WHAT THE TASK REQUIRES
Give every entry again, unchanged, and leave its images out.

>> start STORED DATA

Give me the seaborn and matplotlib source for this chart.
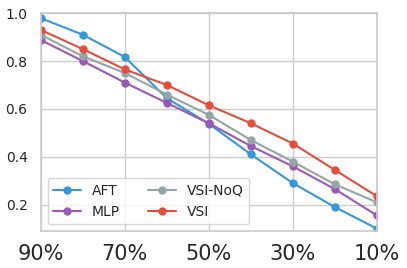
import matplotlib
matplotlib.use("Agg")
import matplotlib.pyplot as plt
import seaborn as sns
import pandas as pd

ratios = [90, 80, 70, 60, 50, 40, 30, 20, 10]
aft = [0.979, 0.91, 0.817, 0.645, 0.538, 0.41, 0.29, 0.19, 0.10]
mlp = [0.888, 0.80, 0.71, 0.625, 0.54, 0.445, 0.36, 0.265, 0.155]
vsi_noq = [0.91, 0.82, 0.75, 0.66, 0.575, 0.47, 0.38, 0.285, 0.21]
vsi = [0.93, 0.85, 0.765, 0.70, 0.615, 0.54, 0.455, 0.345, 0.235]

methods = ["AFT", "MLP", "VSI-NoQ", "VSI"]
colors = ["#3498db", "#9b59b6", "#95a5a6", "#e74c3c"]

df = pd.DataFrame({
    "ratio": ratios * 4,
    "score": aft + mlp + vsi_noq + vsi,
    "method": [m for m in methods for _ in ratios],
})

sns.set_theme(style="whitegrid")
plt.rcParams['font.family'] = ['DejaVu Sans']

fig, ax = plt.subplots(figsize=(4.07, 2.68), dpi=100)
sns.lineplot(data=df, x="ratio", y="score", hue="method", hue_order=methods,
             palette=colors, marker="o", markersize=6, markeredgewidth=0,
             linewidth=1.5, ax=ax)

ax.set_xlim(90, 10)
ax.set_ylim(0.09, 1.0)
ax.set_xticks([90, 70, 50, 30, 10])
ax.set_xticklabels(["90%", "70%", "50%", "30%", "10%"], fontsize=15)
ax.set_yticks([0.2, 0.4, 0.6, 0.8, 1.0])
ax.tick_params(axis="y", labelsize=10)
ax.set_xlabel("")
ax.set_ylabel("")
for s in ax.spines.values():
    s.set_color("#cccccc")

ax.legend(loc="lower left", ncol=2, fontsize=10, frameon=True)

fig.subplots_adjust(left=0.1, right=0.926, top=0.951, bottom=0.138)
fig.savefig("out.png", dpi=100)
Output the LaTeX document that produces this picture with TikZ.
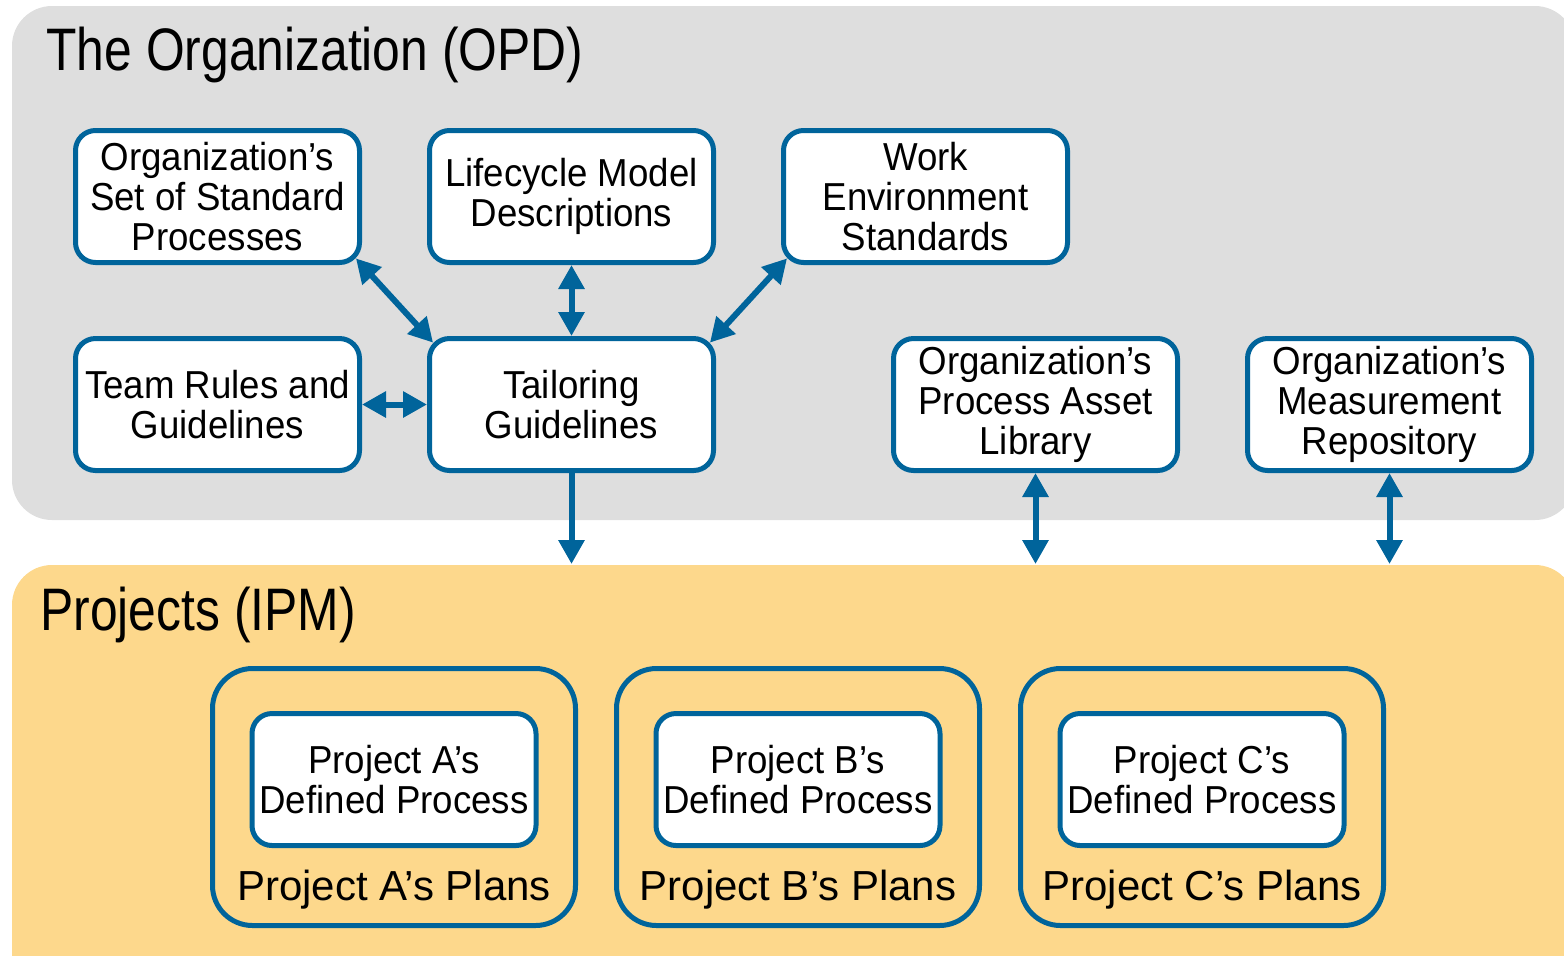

>> end STORED DATA

RESULT FOR THIS EXERCISE
Give me the seaborn and matplotlib source for this chart.
import matplotlib
matplotlib.use("Agg")
import matplotlib.pyplot as plt
import seaborn as sns
import pandas as pd

ratios = [90, 80, 70, 60, 50, 40, 30, 20, 10]
aft = [0.979, 0.91, 0.817, 0.645, 0.538, 0.41, 0.29, 0.19, 0.10]
mlp = [0.888, 0.80, 0.71, 0.625, 0.54, 0.445, 0.36, 0.265, 0.155]
vsi_noq = [0.91, 0.82, 0.75, 0.66, 0.575, 0.47, 0.38, 0.285, 0.21]
vsi = [0.93, 0.85, 0.765, 0.70, 0.615, 0.54, 0.455, 0.345, 0.235]

methods = ["AFT", "MLP", "VSI-NoQ", "VSI"]
colors = ["#3498db", "#9b59b6", "#95a5a6", "#e74c3c"]

df = pd.DataFrame({
    "ratio": ratios * 4,
    "score": aft + mlp + vsi_noq + vsi,
    "method": [m for m in methods for _ in ratios],
})

sns.set_theme(style="whitegrid")
plt.rcParams['font.family'] = ['DejaVu Sans']

fig, ax = plt.subplots(figsize=(4.07, 2.68), dpi=100)
sns.lineplot(data=df, x="ratio", y="score", hue="method", hue_order=methods,
             palette=colors, marker="o", markersize=6, markeredgewidth=0,
             linewidth=1.5, ax=ax)

ax.set_xlim(90, 10)
ax.set_ylim(0.09, 1.0)
ax.set_xticks([90, 70, 50, 30, 10])
ax.set_xticklabels(["90%", "70%", "50%", "30%", "10%"], fontsize=15)
ax.set_yticks([0.2, 0.4, 0.6, 0.8, 1.0])
ax.tick_params(axis="y", labelsize=10)
ax.set_xlabel("")
ax.set_ylabel("")
for s in ax.spines.values():
    s.set_color("#cccccc")

ax.legend(loc="lower left", ncol=2, fontsize=10, frameon=True)

fig.subplots_adjust(left=0.1, right=0.926, top=0.951, bottom=0.138)
fig.savefig("out.png", dpi=100)
Output the LaTeX document that produces this picture with TikZ.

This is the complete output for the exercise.